🤖 AI Summary
This work addresses the limitations of existing autoregressive action modeling, which lacks efficient and structured discrete representations capable of simultaneously preserving sequence length, causal order, and decodability. To overcome this, we propose an ordered action tokenization method that, for the first time, unifies high compression ratio, full decodability, and strict causal ordering, enabling both autoregressive generation and prefix decoding while flexibly balancing inference efficiency against action fidelity. Our approach leverages a register-augmented Transformer architecture, finite scalar quantization (FSQ), and an order-inducing training mechanism to learn a structured action tokenizer.
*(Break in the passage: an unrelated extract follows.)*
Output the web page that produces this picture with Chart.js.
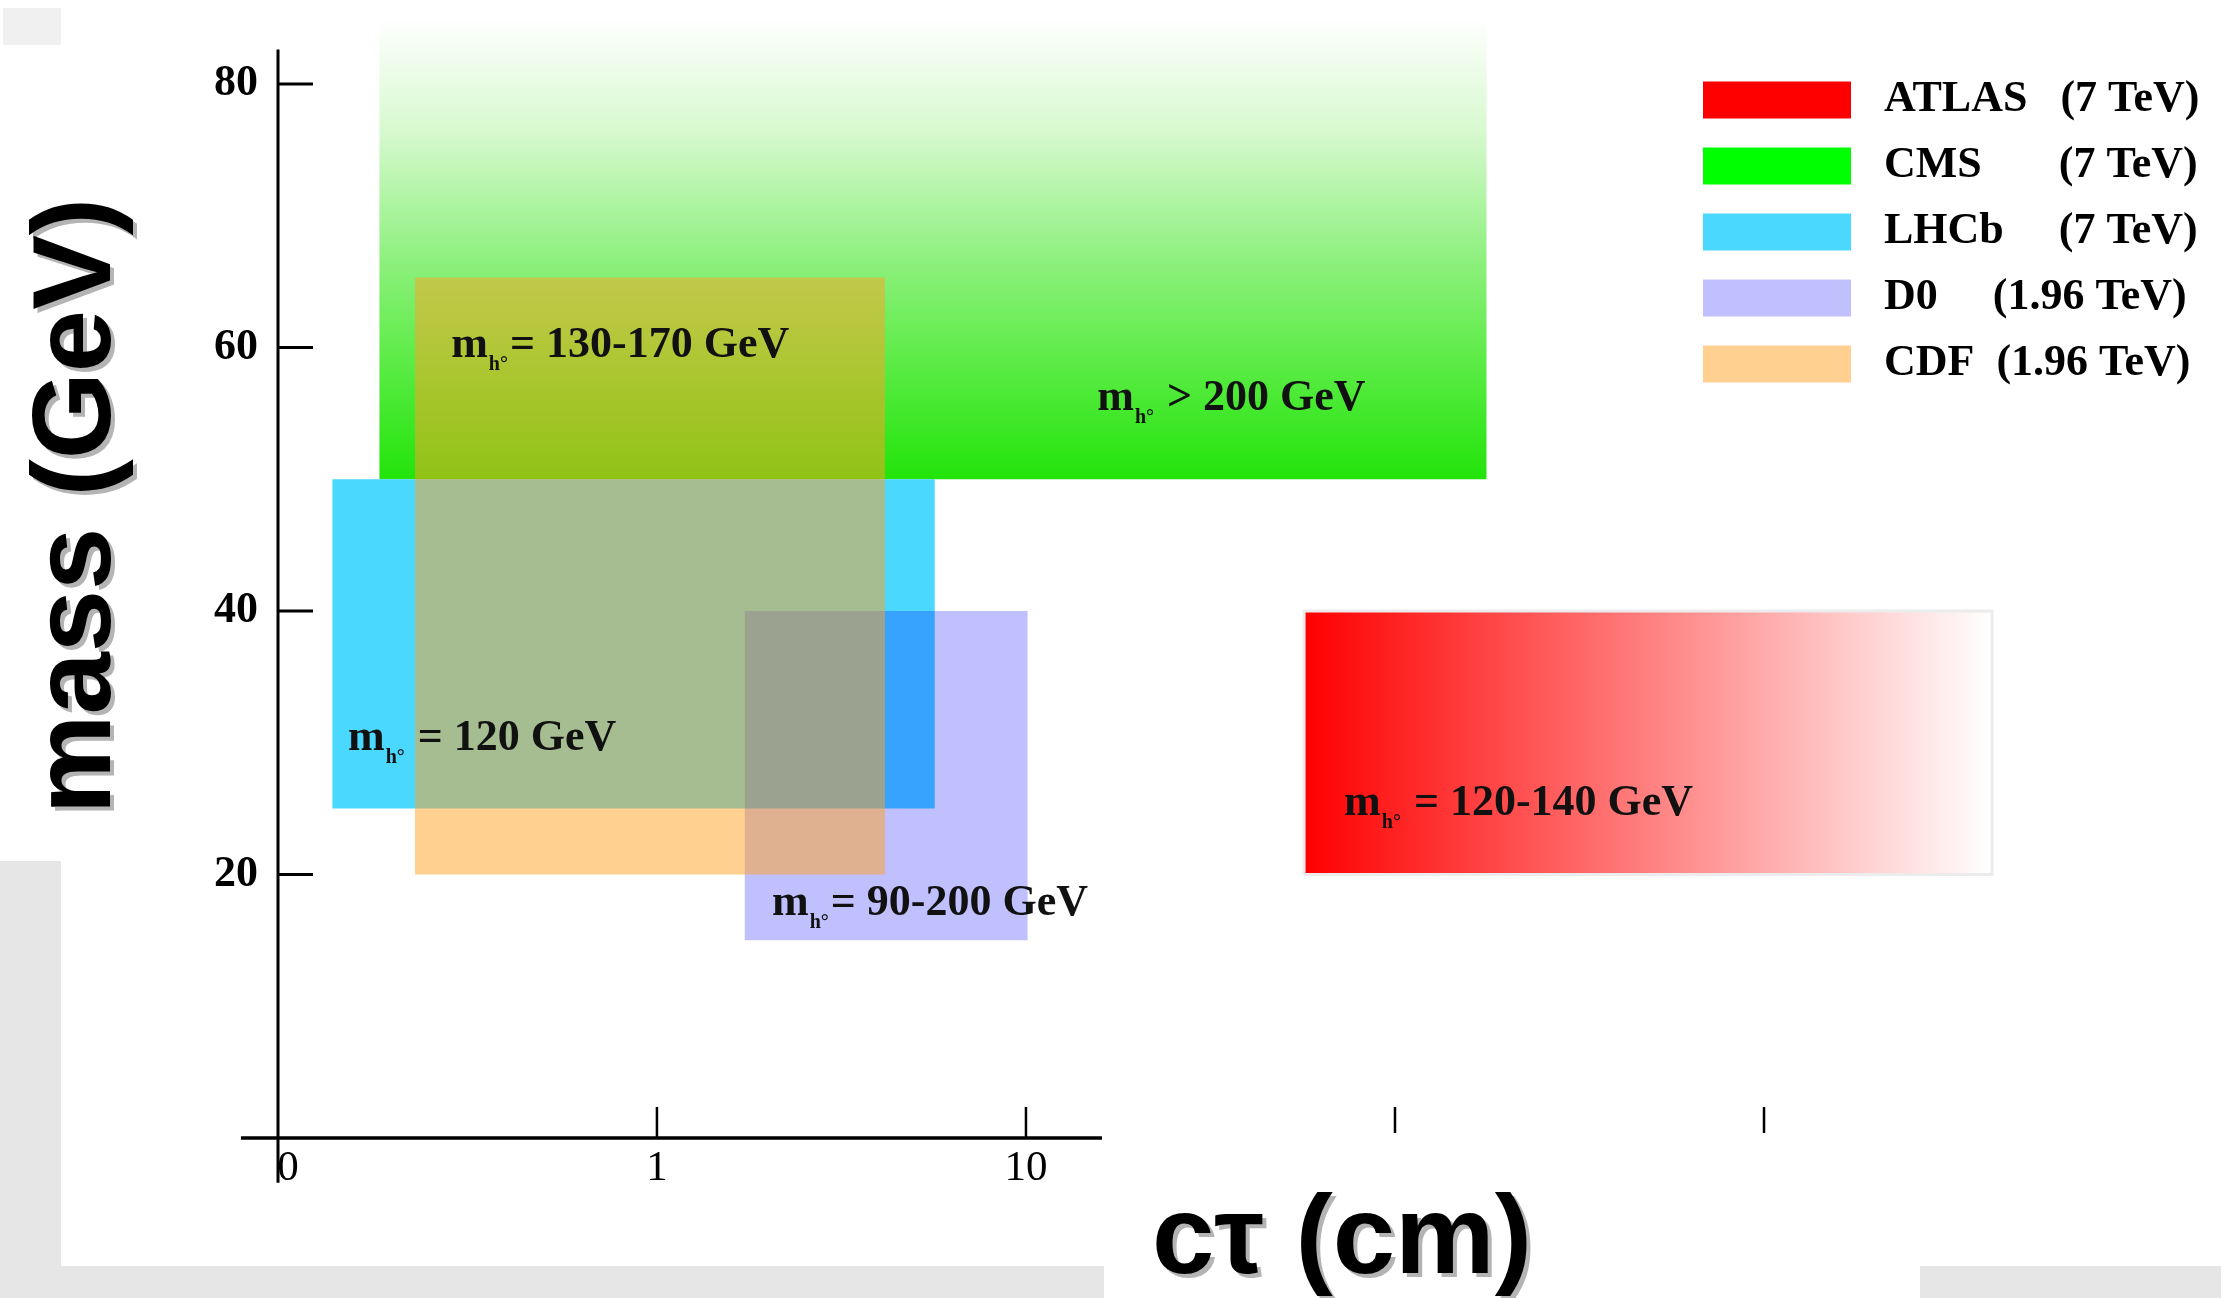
<!DOCTYPE html>
<html>
<head>
<meta charset="utf-8">
<title>Displaced vertex searches</title>
<script src="https://cdn.jsdelivr.net/npm/chart.js@4.4.1/dist/chart.umd.min.js"></script>
<style>
    html, body { margin: 0; padding: 0; background: #fff; }
    #wrap { position: relative; width: 2221px; height: 1298px; overflow: hidden; }
    .frame { position: absolute; background: #e6e6e6; }
    canvas { position: absolute; left: 0; top: 0; }
</style>
</head>
<body>
<div id="wrap">
    <div class="frame" style="left:3px;top:8px;width:58px;height:37px;background:#f0f0f0"></div>
    <div class="frame" style="left:0;top:861px;width:61px;height:437px"></div>
    <div class="frame" style="left:0;top:1266px;width:1104px;height:32px"></div>
    <div class="frame" style="left:1920px;top:1266px;width:301px;height:32px"></div>
    <canvas id="myChart" width="2221" height="1298"></canvas>
</div>
<script>
// experiments and the region each one covers (ctau in cm, mass in GeV)
var experiments = ['ATLAS', 'CMS', 'LHCb', 'D0', 'CDF'];
var energies = ['7 TeV', '7 TeV', '7 TeV', '1.96 TeV', '1.96 TeV'];
var ctauMin = [56.7, 0.177, 0.132, 1.73, 0.221];
var ctauMax = [4150, 177, 5.66, 10.1, 4.15];
var massMin = [20, 50, 25, 15, 20];
var massMax = [40, 85, 50, 40, 65.3];

// higgs mass written inside each box
var higgsText = [' = 120-140 GeV', ' > 200 GeV', ' = 120 GeV', '= 90-200 GeV', '= 130-170 GeV'];
var higgsCtau = [72.8, 15.6, 0.1455, 2.05, 0.277];
var higgsMass = [24.5, 55.25, 29.45, 16.9, 59.3];

// axis ticks
var xTicks = [0.1, 1, 10, 100, 1000];
var xTickLabels = ['0', '1', '10', '', ''];
var yTicks = [20, 40, 60, 80];

var legendColors = ['#ff0000', '#00ff00', '#4ad8ff', '#c0c0ff', '#ffd090'];
var legendGaps = [3, 7, 5, 5, 2];

function atlasFill(c) {
    var chart = c.chart;
    if (!chart.chartArea) return '#ff0000';
    var xs = chart.scales.x;
    var g = chart.ctx.createLinearGradient(xs.getPixelForValue(ctauMin[0]), 0, xs.getPixelForValue(ctauMax[0]), 0);
    g.addColorStop(0, '#ff0000');
    g.addColorStop(1, '#ffffff');
    return g;
}

function cmsFill(c) {
    var chart = c.chart;
    if (!chart.chartArea) return '#00ff00';
    var ys = chart.scales.y;
    var g = chart.ctx.createLinearGradient(0, ys.getPixelForValue(massMax[1]), 0, ys.getPixelForValue(massMin[1]));
    g.addColorStop(0, '#ffffff');
    g.addColorStop(0.25, '#d6f9ce');
    g.addColorStop(0.53, '#8cf07c');
    g.addColorStop(0.72, '#62ec4c');
    g.addColorStop(1, '#22e40a');
    return g;
}

var fills = [atlasFill, cmsFill, '#4ad8ff', '#c0c0ff', 'rgba(255,161,33,0.5)'];
var drawOrder = [4, 3, 2, 1, 0];

var datasets = experiments.map(function(name, i) {
    return {
        label: name,
        data: [
            {x: ctauMin[i], y: massMin[i]},
            {x: ctauMax[i], y: massMin[i]},
            {x: ctauMax[i], y: massMax[i]},
            {x: ctauMin[i], y: massMax[i]},
            {x: ctauMin[i], y: massMin[i]}
        ],
        backgroundColor: fills[i],
        borderColor: i === 0 ? '#ececec' : 'rgba(0,0,0,0)',
        borderWidth: i === 0 ? 3 : 0,
        fill: 'shape',
        pointRadius: 0,
        order: drawOrder[i],
        blend: i === 3 ? 'multiply' : null
    };
});

// D0 box is multiplied onto the LHCb box
var boxBlend = {
    id: 'boxBlend',
    afterDatasetDraw: function(chart, args) {
        var metas = chart.getSortedVisibleDatasetMetas();
        var pos = metas.findIndex(function(m) { return m.index === args.index; });
        var next = metas[pos - 1];
        chart.ctx.globalCompositeOperation = (next && chart.data.datasets[next.index].blend) || 'source-over';
    },
    afterDatasetsDraw: function(chart) {
        chart.ctx.globalCompositeOperation = 'source-over';
    }
};

var decorations = {
    id: 'decorations',
    afterLayout: function(chart) {
        // legend sits in the upper right corner of the plot
        var lg = chart.legend;
        var w = lg.width, h = lg.height;
        lg.left = 1681;
        lg.top = 56;
        lg.right = lg.left + w;
        lg.bottom = lg.top + h;
    },
    afterDatasetsDraw: function(chart) {
        var ctx = chart.ctx, xs = chart.scales.x, ys = chart.scales.y;
        ctx.save();
        ctx.fillStyle = '#111';
        ctx.textAlign = 'left';
        ctx.textBaseline = 'alphabetic';
        higgsText.forEach(function(t, i) {
            var x = xs.getPixelForValue(higgsCtau[i]);
            var y = ys.getPixelForValue(higgsMass[i]);
            ctx.font = 'bold 44px "Liberation Serif"';
            ctx.fillText('m', x, y);
            x += ctx.measureText('m').width + 1;
            ctx.font = 'bold 20px "Liberation Serif"';
            ctx.fillText('h°', x, y + 13);
            x += ctx.measureText('h°').width + 2;
            ctx.font = 'bold 44px "Liberation Serif"';
            ctx.fillText(t, x, y);
        });
        ctx.restore();
    },
    afterDraw: function(chart) {
        var ctx = chart.ctx, xs = chart.scales.x, ys = chart.scales.y;
        var axisY = ys.getPixelForValue(0);
        ctx.save();
        ctx.strokeStyle = '#000';

        // axis lines
        ctx.lineWidth = 3;
        ctx.beginPath();
        ctx.moveTo(xs.left, ys.getPixelForValue(82.6));
        ctx.lineTo(xs.left, ys.getPixelForValue(-3.4));
        ctx.stroke();
        ctx.lineWidth = 3.5;
        ctx.beginPath();
        ctx.moveTo(xs.getPixelForValue(0.0746), axisY);
        ctx.lineTo(xs.getPixelForValue(16.07), axisY);
        ctx.stroke();

        // tick marks, pointing inwards
        ctx.lineWidth = 3;
        yTicks.forEach(function(v) {
            var p = ys.getPixelForValue(v);
            ctx.beginPath();
            ctx.moveTo(xs.left, p);
            ctx.lineTo(xs.left + 35, p);
            ctx.stroke();
        });
        ctx.lineWidth = 2.5;
        xTicks.slice(1).forEach(function(v) {
            var p = xs.getPixelForValue(v);
            ctx.beginPath();
            ctx.moveTo(p, v <= 16.07 ? axisY : axisY - 5);
            ctx.lineTo(p, axisY - 31);
            ctx.stroke();
        });

        // axis titles with a grey drop shadow
        ctx.font = 'bold 112px "Liberation Sans"';
        ctx.fillStyle = '#000';
        ctx.shadowColor = '#b4b4b4';
        ctx.shadowOffsetX = 4;
        ctx.shadowOffsetY = 4;
        ctx.shadowBlur = 0;
        ctx.textAlign = 'center';
        ctx.textBaseline = 'alphabetic';
        ctx.fillText('cτ (cm)', 1342, 1273);
        ctx.translate(110, 506);
        ctx.rotate(-Math.PI / 2);
        ctx.fillText('mass (GeV)', 0, 0);
        ctx.restore();
    }
};

function noEdgePadding(scale) {
    scale.paddingTop = 0;
    scale.paddingBottom = 0;
    scale.paddingLeft = 0;
    scale.paddingRight = 0;
}

var ctx = document.getElementById('myChart').getContext('2d');
var myChart = new Chart(ctx, {
    type: 'line',
    data: { datasets: datasets },
    options: {
        responsive: false,
        animation: false,
        devicePixelRatio: 1,
        events: [],
        layout: { padding: { top: 18, right: 221, bottom: 0, left: 0 } },
        scales: {
            x: {
                type: 'logarithmic',
                min: 0.094,
                max: 4360,
                grid: { display: false, drawTicks: false },
                border: { display: false },
                afterBuildTicks: function(scale) {
                    scale.ticks = xTicks.map(function(v) { return {value: v}; });
                },
                afterFit: function(scale) {
                    scale.height = 160;
                    noEdgePadding(scale);
                },
                ticks: {
                    autoSkip: false,
                    maxRotation: 0,
                    minRotation: 0,
                    padding: 5,
                    color: '#000',
                    font: { family: '"Liberation Serif", serif', size: 43 },
                    callback: function(value, index) { return xTickLabels[index]; }
                }
            },
            y: {
                type: 'linear',
                min: 0,
                max: 85,
                grid: { display: false, drawTicks: false },
                border: { display: false },
                afterBuildTicks: function(scale) {
                    scale.ticks = yTicks.map(function(v) { return {value: v}; });
                },
                afterFit: function(scale) {
                    scale.width = 278;
                    noEdgePadding(scale);
                },
                ticks: {
                    autoSkip: false,
                    padding: 20,
                    color: '#000',
                    font: { family: '"Liberation Serif", serif', size: 44, weight: 'bold' }
                }
            }
        },
        plugins: {
            tooltip: { enabled: false },
            legend: {
                position: 'chartArea',
                align: 'start',
                labels: {
                    boxWidth: 148,
                    boxHeight: 37,
                    padding: 22,
                    color: '#000',
                    font: { family: '"Liberation Serif", serif', size: 44, weight: 'bold' },
                    sort: function(a, b) { return a.datasetIndex - b.datasetIndex; },
                    generateLabels: function(chart) {
                        var items = Chart.defaults.plugins.legend.labels.generateLabels(chart);
                        items.forEach(function(it) {
                            var i = it.datasetIndex;
                            it.text = ' ' + experiments[i] + ' '.repeat(legendGaps[i]) + '(' + energies[i] + ')';
                            it.fillStyle = legendColors[i];
                            it.strokeStyle = 'rgba(0,0,0,0)';
                            it.lineWidth = 0;
                        });
                        return items;
                    }
                }
            }
        }
    },
    plugins: [boxBlend, decorations]
});
</script>
</body>
</html>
Evaluated across more than 20 tasks spanning four simulation benchmarks and real-world scenarios, our method significantly outperforms existing tokenization strategies and diffusion-based baselines.
📝 Abstract
Autoregressive policies offer a compelling foundation for scalable robot learning by enabling discrete abstraction, token-level reasoning, and flexible inference. However, applying autoregressive modeling to continuous robot actions requires an effective action tokenization scheme. Existing approaches either rely on analytical discretization methods that produce prohibitively long token sequences, or learned latent tokenizers that lack structure, limiting their compatibility with next-token prediction. In this work, we identify three desiderata for action tokenization - high compression, total decodability, and a left-to-right causally ordered token space - and introduce Ordered Action Tokenization (OAT), a learned action tokenizer that satisfies all three. OAT discretizes action chunks into an ordered sequence of tokens using transformer with registers, finite scalar quantization, and ordering-inducing training mechanisms. The resulting token space aligns naturally with autoregressive generation and enables prefix-based detokenization, yielding an anytime trade-off between inference cost and action fidelity. Across more than 20 tasks spanning four simulation benchmarks and real-world settings, autoregressive policies equipped with OAT consistently outperform prior tokenization schemes and diffusion-based baselines, while offering significantly greater flexibility at inference time.